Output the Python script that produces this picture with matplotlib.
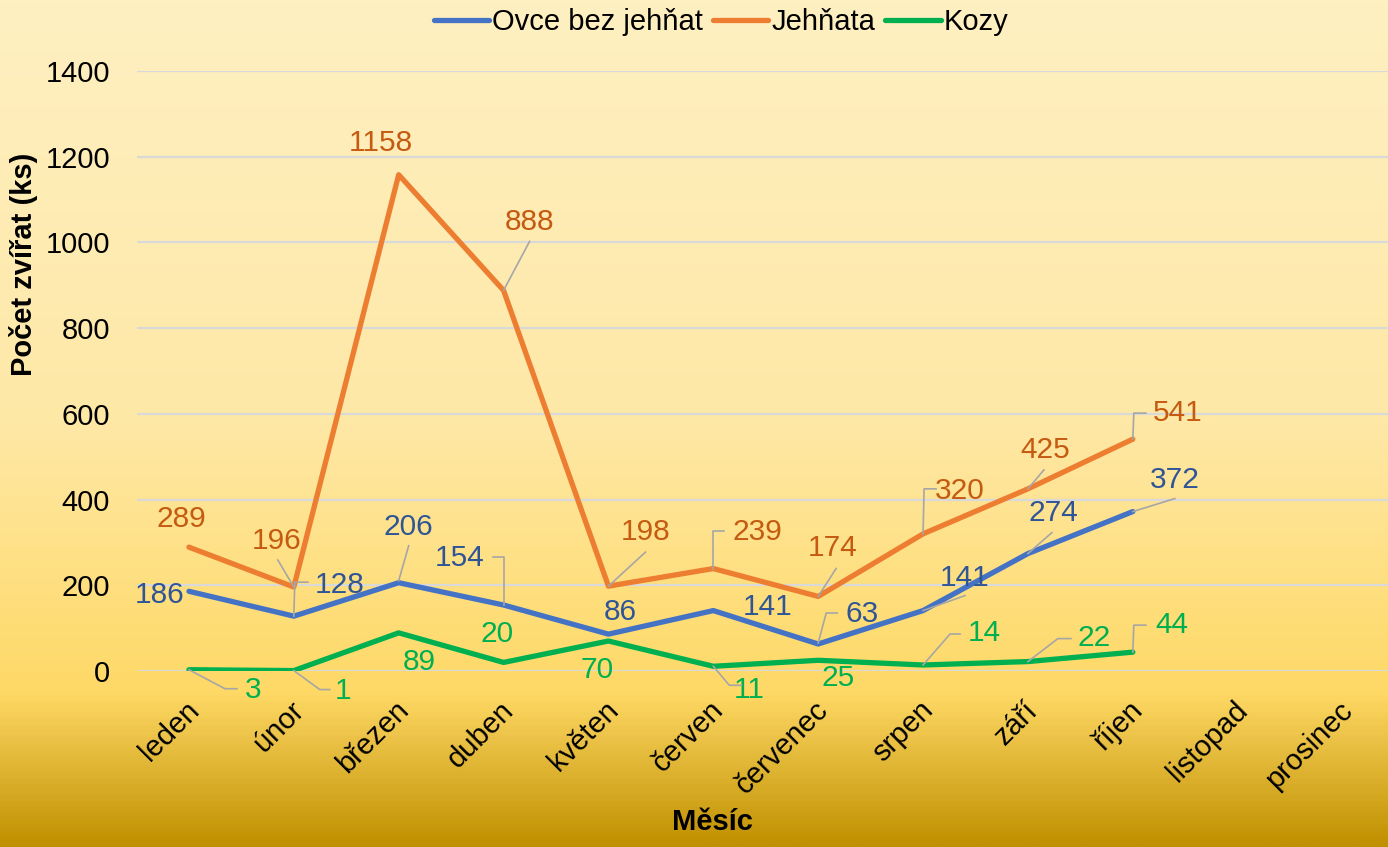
import numpy as np
import matplotlib.pyplot as plt
from matplotlib.colors import LinearSegmentedColormap
from matplotlib.lines import Line2D
from matplotlib.transforms import IdentityTransform, ScaledTranslation

plt.rcParams['font.family'] = ['Liberation Sans', 'DejaVu Sans']

# --- data ---
mesice = ["leden", "únor", "březen", "duben", "květen", "červen",
          "červenec", "srpen", "září", "říjen", "listopad", "prosinec"]
ovce = [186, 128, 206, 154, 86, 141, 63, 141, 274, 372]
jehnata = [289, 196, 1158, 888, 198, 239, 174, 320, 425, 541]
kozy = [3, 1, 89, 20, 70, 11, 25, 14, 22, 44]

# label placement (pixel offsets from the point, image y downward)
ovce_lbl = [(-29, 4), (46, -31), (10, -56), (-44, -47), (12, -22),
            (54, -4), (44, -30), (42, -33), (25, -41), (42, -32)]
ovce_lead = [None, [(0, 0), (1, -34), (14, -34)], [(0, -2), (10, -37)],
             [(0, 0), (0, -48), (-11, -48)], None, None,
             [(0, -1), (8, -31), (19, -31)], [(0, 0), (42, -15)],
             [(0, 0), (24, -21)], [(0, 0), (42, -13)]]
jeh_lbl = [(-8, -28), (-17, -46), (-18, -32), (26, -68), (37, -54),
           (44, -37), (14, -48), (37, -43), (17, -39), (45, -26)]
jeh_lead = [None, [(0, 0), (-16, -27)], None, [(0, 0), (26, -49)],
            [(0, 0), (37, -34)], [(0, 0), (0, -38), (11, -38)],
            [(0, 0), (18, -28)], [(0, 0), (1, -45), (13, -45)],
            [(0, 0), (16, -19)], [(0, 0), (1, -26), (13, -26)]]
koz_lbl = [(64, 20), (49, 20), (21, 29), (-7, -28), (-11, 29),
           (36, 24), (20, 18), (61, -32), (66, -24), (39, -27)]
koz_lead = [[(0, 0), (36, 19), (48, 19)], [(0, 0), (26, 19), (36, 19)],
            None, None, None, [(0, 0), (16, 19), (28, 19)], None,
            [(0, 0), (27, -31), (37, -31)], [(0, 0), (30, -23), (43, -23)],
            [(0, 0), (1, -27), (13, -27)]]

fig = plt.figure(figsize=(13.88, 8.47), dpi=100)

# gradient background
bg = fig.add_axes([0, 0, 1, 1], zorder=-10)
cmap = LinearSegmentedColormap.from_list(
    "gold", [(0, "#FFF0C2"), (0.5, "#FEE8A6"), (0.82, "#FFD966"), (1, "#C09000")])
bg.imshow(np.linspace(0, 1, 400).reshape(-1, 1), aspect='auto', cmap=cmap,
          extent=[0, 1, 0, 1], origin='upper')
bg.axis('off')

ax = fig.add_axes([136.5 / 1388, 176 / 847, 1258.5 / 1388, 600 / 847])
ax.patch.set_alpha(0)
x = np.arange(len(mesice))

series = [
    ("Ovce bez jehňat", ovce, "#4472C4", "#2F5597", ovce_lbl, ovce_lead),
    ("Jehňata", jehnata, "#ED7D31", "#C55A11", jeh_lbl, jeh_lead),
    ("Kozy", kozy, "#00B050", "#00B050", koz_lbl, koz_lead),
]

for name, vals, col, _, _, _ in series:
    ax.plot(x[:len(vals)], vals, color=col, lw=3.8, label=name,
            solid_capstyle='round', solid_joinstyle='round', zorder=3)

ax.set_xlim(-0.5, 11.5)
ax.set_ylim(0, 1400)
ax.set_yticks(range(0, 1401, 200))
ax.set_xticks(x)
ax.set_xticklabels(mesice)
ax.grid(axis='y', color='#D9D9D9', lw=1.6)
ax.set_axisbelow(True)
for s in ax.spines.values():
    s.set_visible(False)
ax.tick_params(axis='both', length=0, labelsize=21)
ax.tick_params(axis='y', pad=19)
ax.tick_params(axis='x', pad=25)
shift = ScaledTranslation(6 / 100, 0, fig.dpi_scale_trans)
for lab in ax.get_xticklabels():
    lab.set_rotation(45)
    lab.set_ha('right')
    lab.set_va('center')
    lab.set_rotation_mode('anchor')
    lab.set_transform(lab.get_transform() + shift)

# data labels and leader lines
fig.canvas.draw()
for name, vals, col, tcol, lbls, leads in series:
    for i, v in enumerate(vals):
        dx, dy = lbls[i]
        ax.annotate(str(v), (x[i], v), xytext=(dx, -dy), textcoords='offset pixels',
                    ha='center', va='center', fontsize=21.5, color=tcol, zorder=5,
                    annotation_clip=False)
        if leads[i]:
            px, py = ax.transData.transform((x[i], v))
            vx = [px + a for a, b in leads[i]]
            vy = [py - b for a, b in leads[i]]
            fig.add_artist(Line2D(vx, vy, transform=IdentityTransform(),
                                  color='#A6A6A6', lw=1.2, zorder=4))

fig.text(712 / 1388, 1 - 822 / 847, "Měsíc", ha='center', va='center',
         fontsize=21, fontweight='bold')
fig.text(24 / 1388, 1 - 264 / 847, "Počet zvířat (ks)", ha='center', va='center',
         rotation=90, fontsize=21, fontweight='bold')

handles, labels = ax.get_legend_handles_labels()
fig.legend(handles, labels, loc='center', bbox_to_anchor=(721 / 1388, 1 - 22 / 847),
           ncol=3, frameon=False, fontsize=21, handlelength=1.9,
           handletextpad=0.1, columnspacing=0.35, borderaxespad=0)

fig.savefig("out.png", dpi=100)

● ● ●

_Aim_
Begin at the first line of the material and copy each line exactly through the one containing "from matplotlib.transforms import". Omit pictures.

_Answer for the task_
Output the Python script that produces this picture with matplotlib.
import numpy as np
import matplotlib.pyplot as plt
from matplotlib.colors import LinearSegmentedColormap
from matplotlib.lines import Line2D
from matplotlib.transforms import IdentityTransform, ScaledTranslation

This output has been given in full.